Madame Chrysanthème is an opera, described as a comédie lyrique, with music by André Messager to a libretto by Georges Hartmann and Alexandre André, after the semi-autobiographical novel Madame Chrysanthème (1887) by Pierre Loti. It consists of four acts with a prologue and an epilogue and is set in Nagasaki, Japan.
Prior to Madame Chrysanthème, Messager had begun to establish himself as a composer with several ballet scores performed, success at the Opéra-Comique in 1890 with La Basoche and incidental music for the play Hélène in 1891. Refused by Carvalho at the Opéra-ComiqueMadame Chrysanthème was first performed at the Théâtre de la Renaissance in Paris on 21 January 1893 with Jane Guy and Louis Delaquerrière in the principal roles; there were 16 performances at the theatre in the first year.

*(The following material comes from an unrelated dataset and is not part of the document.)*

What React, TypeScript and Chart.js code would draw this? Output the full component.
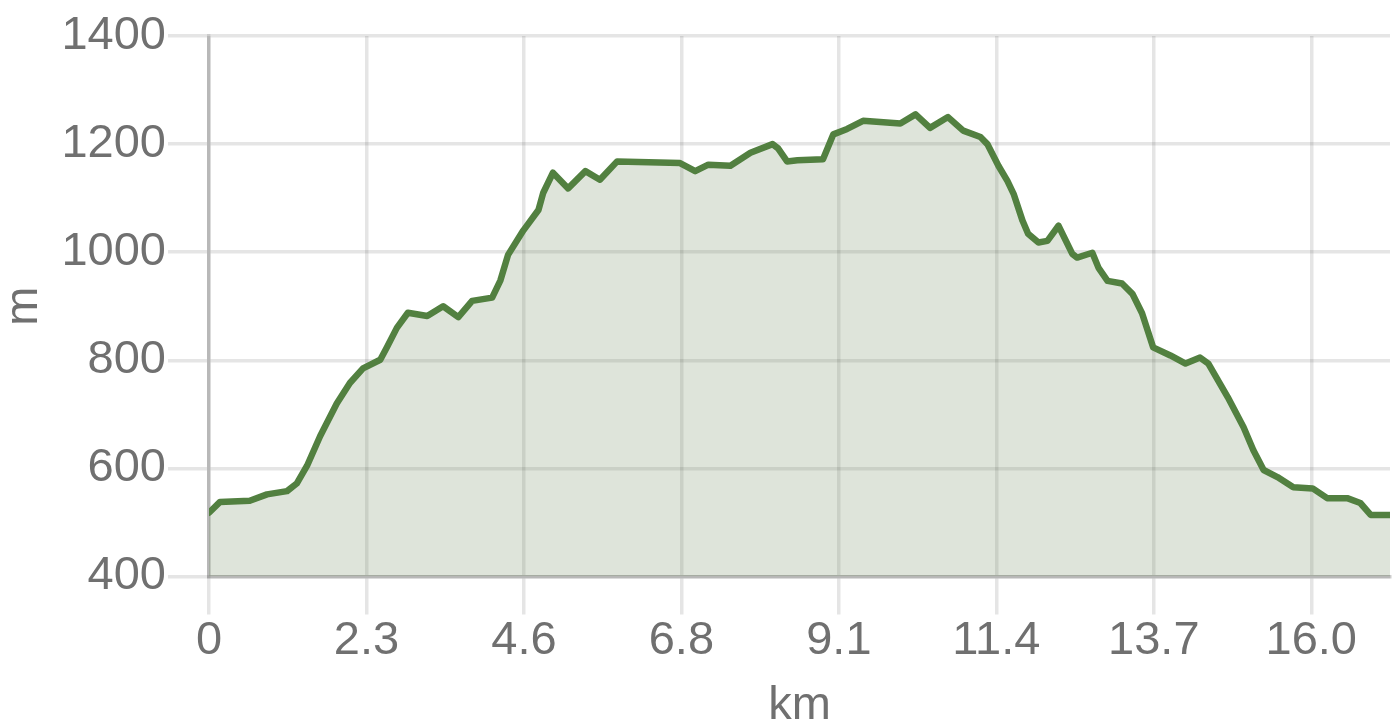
import React, { useEffect, useRef } from "react";
import { Chart, registerables } from "chart.js";

Chart.register(...registerables);

// Distance along the route (km)
const DIST_KM = [
  0, 0.16, 0.59, 0.84, 1.13, 1.27, 1.42, 1.61, 1.85, 2.04, 2.23, 2.48, 2.58, 2.72, 2.88,
  3.16, 3.39, 3.61, 3.81, 4.1, 4.22, 4.33, 4.55, 4.77, 4.84, 4.98, 5.2, 5.45, 5.66, 5.91,
  6.82, 7.04, 7.23, 7.55, 7.84, 8.16, 8.24, 8.37, 8.52, 8.89, 9.04, 9.24, 9.47, 10.01,
  10.23, 10.44, 10.7, 10.92, 11.17, 11.27, 11.43, 11.56, 11.65, 11.78, 11.86, 12.01,
  12.14, 12.3, 12.5, 12.57, 12.79, 12.88, 13.01, 13.22, 13.37, 13.51, 13.67, 13.92,
  14.14, 14.35, 14.47, 14.75, 14.98, 15.12, 15.27, 15.47, 15.7, 15.98, 16.19, 16.48,
  16.67, 16.82, 17.1,
];

// Elevation (m)
const ELEV_M = [
  518, 538, 540, 552, 558, 572, 605, 660, 720, 758, 785, 801, 825, 860, 888,
  882, 900, 880, 910, 916, 948, 995, 1040, 1078, 1110, 1147, 1118, 1150, 1134, 1168,
  1165, 1150, 1162, 1160, 1184, 1200, 1192, 1168, 1170, 1172, 1218, 1228, 1243, 1238,
  1255, 1230, 1250, 1225, 1213, 1200, 1160, 1132, 1108, 1058, 1034, 1018,
  1021, 1049, 997, 990, 999, 971, 947, 942, 923, 887, 824, 809,
  794, 805, 794, 732, 676, 634, 597, 584, 565, 563, 545, 545,
  536, 514, 514,
];

const X_TICKS = [0, 2.28, 4.56, 6.84, 9.12, 11.4, 13.68, 15.96];
const X_TICK_LABELS = ["0", "2.3", "4.6", "6.8", "9.1", "11.4", "13.7", "16.0"];
const X_MAX = 17.1;
const Y_MIN = 400;
const Y_MAX = 1400;
const Y_STEP = 200;

const FONT = "'Liberation Sans', Arial, Helvetica, sans-serif";

export default function App() {
  const ref = useRef<HTMLCanvasElement | null>(null);

  useEffect(() => {
    if (!ref.current) return;
    const data = DIST_KM.map((d, i) => ({ x: d, y: ELEV_M[i] }));
    const chart = new Chart(ref.current, {
      type: "line",
      data: {
        datasets: [
          {
            data,
            borderColor: "#528040",
            backgroundColor: "rgba(90,120,70,0.2)",
            borderWidth: 6.5,
            pointRadius: 0,
            tension: 0,
            fill: "start",
            borderJoinStyle: "round",
            borderCapStyle: "round",
          },
        ],
      },
      options: {
        animation: false,
        responsive: false,
        layout: { padding: { left: 0, right: 8, top: 36, bottom: 0 } },
        plugins: { legend: { display: false }, tooltip: { enabled: false } },
        scales: {
          x: {
            type: "linear",
            min: 0,
            max: X_MAX,
            afterBuildTicks: (scale: any) => {
              scale.ticks = X_TICKS.map((v) => ({ value: v }));
            },
            afterFit: (scale: any) => {
              scale.height = 148.5;
            },
            grid: {
              color: "rgba(0,0,0,0.1)",
              lineWidth: 3.5,
              tickLength: 38,
            },
            border: { color: "rgba(0,0,0,0.2)", width: 3.5 },
            ticks: {
              autoSkip: false,
              maxRotation: 0,
              padding: 3,
              color: "#707070",
              font: { family: FONT, size: 47, lineHeight: 1 },
              callback: (_v: any, i: number) => X_TICK_LABELS[i],
            },
            title: {
              display: true,
              text: "km",
              color: "#707070",
              font: { family: FONT, size: 47, lineHeight: 0.8 },
              padding: { top: 0, bottom: 0 },
            },
          },
          y: {
            type: "linear",
            min: Y_MIN,
            max: Y_MAX,
            afterFit: (scale: any) => {
              scale.width = 209;
            },
            grid: {
              color: "rgba(0,0,0,0.1)",
              lineWidth: 3.5,
              tickLength: 41,
            },
            border: { color: "rgba(0,0,0,0.2)", width: 3.5 },
            ticks: {
              stepSize: Y_STEP,
              padding: 2,
              color: "#707070",
              font: { family: FONT, size: 47, lineHeight: 1 },
              callback: (v: any) => String(v),
            },
            title: {
              display: true,
              text: "m",
              color: "#707070",
              font: { family: FONT, size: 47, lineHeight: 1 },
              padding: { top: 0.5, bottom: 0 },
            },
          },
        },
      },
    });
    return () => chart.destroy();
  }, []);

  return (
    <div style={{ position: "absolute", left: 0, top: 0, width: 1398, height: 725, background: "#fff" }}>
      <canvas ref={ref} width={1398} height={725} style={{ display: "block" }} />
    </div>
  );
}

There were two performances in Monte Carlo on 21 December 1901 and 3 January 1902 with Mary Garden and Edmond Clément in the principal roles. The opera was also seen at the Théâtre Royal de la Monnaie, Brussels, on 9 November 1906, in Montreal in 1912, and by the Chicago Opera Association in Chicago and New York (Lexington Theatre) in 1920 with Tamaki Miura, Charles Fontaine and Hector Dufranne.
Although both operas can be traced back to the same original literary source, Puccini's Madama Butterfly and Madame Chrysanthème contrast strongly especially with the mainly internal world of the Puccini setting. The alternation of acts in public and private spaces in Messager's work provides other aspects on the Japan as depicted in the opera, reminding the listener of a teeming world effectively beyond the reach of Europeans: between Messager and Puccini there is a significant contrast between Pierre's failure to understand and master Chrysanthème and Pinkerton's dominance and possession of Butterfly. Messager's librettists changed Loti's original cynical attachment between the main characters into a more genuine love affair, as well as creating the jealous conflict between the two sailors.